Editorial: On drinking, teach, don't ban

The debate over the use of alcohol in the United States continues, as a study released recently indicates that 88,000 people died from excessive drinking between 2006 and 2010.

Extremists see that number as a call for more regulation or even a total ban, while moderates point to history as a counter.

The statistics were compiled by the Washington State Department of Health and endorsed by the U.S. Centers for Disease Control and Prevention. They say that 70 percent of the deaths claimed people between ages 20 and 64 and actually amount to 10 percent of deaths in that age category in that time.

The deaths were from health effects, car crashes, violence and drowning.

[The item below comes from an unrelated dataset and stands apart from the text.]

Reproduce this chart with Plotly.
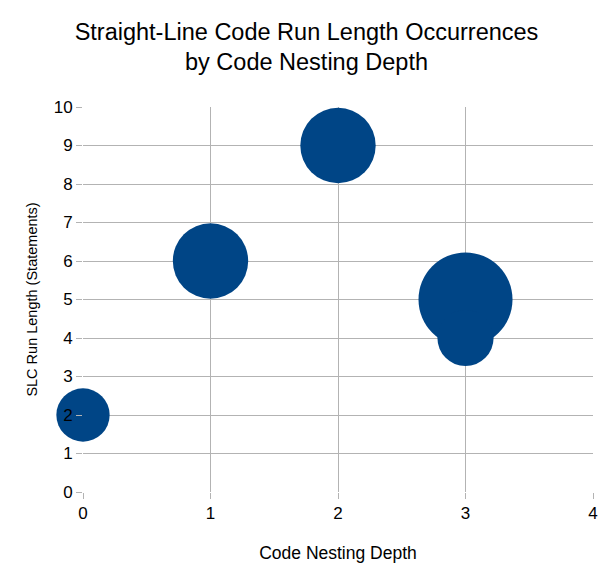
import plotly.graph_objects as go

nesting_depth = [0, 1, 2, 3, 3]
run_length = [2, 6, 9, 5, 4]
occurrences = [9, 18, 18, 28, 10]

x_ticks = [0, 1, 2, 3, 4]
y_ticks = list(range(0, 11))

max_diam = 94
sizeref = 2.0 * max(occurrences) / (max_diam ** 2)

fig = go.Figure()
fig.add_trace(go.Scatter(
    x=nesting_depth, y=run_length, mode="markers",
    marker=dict(size=occurrences, sizemode="area", sizeref=sizeref,
                color="#004586", opacity=1, line=dict(width=0)),
    cliponaxis=False, showlegend=False,
))

font = "Liberation Sans, Arial, sans-serif"
fig.update_layout(
    width=613, height=582,
    margin=dict(l=83, r=20, t=107, b=90),
    paper_bgcolor="white", plot_bgcolor="white",
    font=dict(family=font, color="black"),
    title=dict(text="Straight-Line Code Run Length Occurrences<br>by Code Nesting Depth",
               x=0.5, xanchor="center", yref="container", y=1 - 39.5 / 582, yanchor="middle",
               font=dict(size=23.5, family=font, color="black")),
)
fig.update_xaxes(
    range=[0, 4], tickvals=x_ticks, showgrid=True, gridcolor="#b3b3b3", gridwidth=1,
    zeroline=False, showline=False, ticks="outside", ticklen=6, tickcolor="#b3b3b3",
    tickfont=dict(size=17), title=dict(text="Code Nesting Depth", font=dict(size=17.5), standoff=24),
)
fig.update_yaxes(
    range=[0, 10], tickvals=y_ticks, showgrid=True, gridcolor="#b3b3b3", gridwidth=1,
    zeroline=False, showline=False, ticks="outside", ticklen=6, tickcolor="#b3b3b3",
    tickfont=dict(size=17), title=dict(text="SLC Run Length (Statements)", font=dict(size=14.5), standoff=12),
)
fig.write_html("out.html")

The health effects were mainly — but not exclusively — from heart or liver disease.

The study’s proponents point out that the deaths resulted in more than just the toll of heart-breaking loss felt by people close to the victims. They also robbed America of productive people contributing to the national and local economies.

Surely, such numbers argue for some kind of action. More attention needs to be paid to the negative aspects of alcohol use — especially alcohol abuse. But, as for an out-and-out ban, that has not proven effective.

For one thing, let’s remember the U.S. Constitution: Government must tread very lightly and carefully in banning anything.

Alcohol can have positive personal, social and, in small doses, even health benefit. To ban something because of the abuses of the relative few would be entering dark territory.

And history reminds us of the mayhem that can result from overzealousness in such matters.

Prohibition was undertaken beginning with the Volstead Act in 1920 in a constitutional ban on the sale, production, importation and transportation of all alcoholic beverages. It was mandated by the 18th Amendment to the Constitution.

Many of the movies and television shows we’ve enjoyed over the years had to do with the tumultuous period of prohibition. Eliot Ness, Al Capone and Frank Nitty, among others, became household words during Prohibition and much later, thanks to the foolhardy act of banning alcoholic beverages.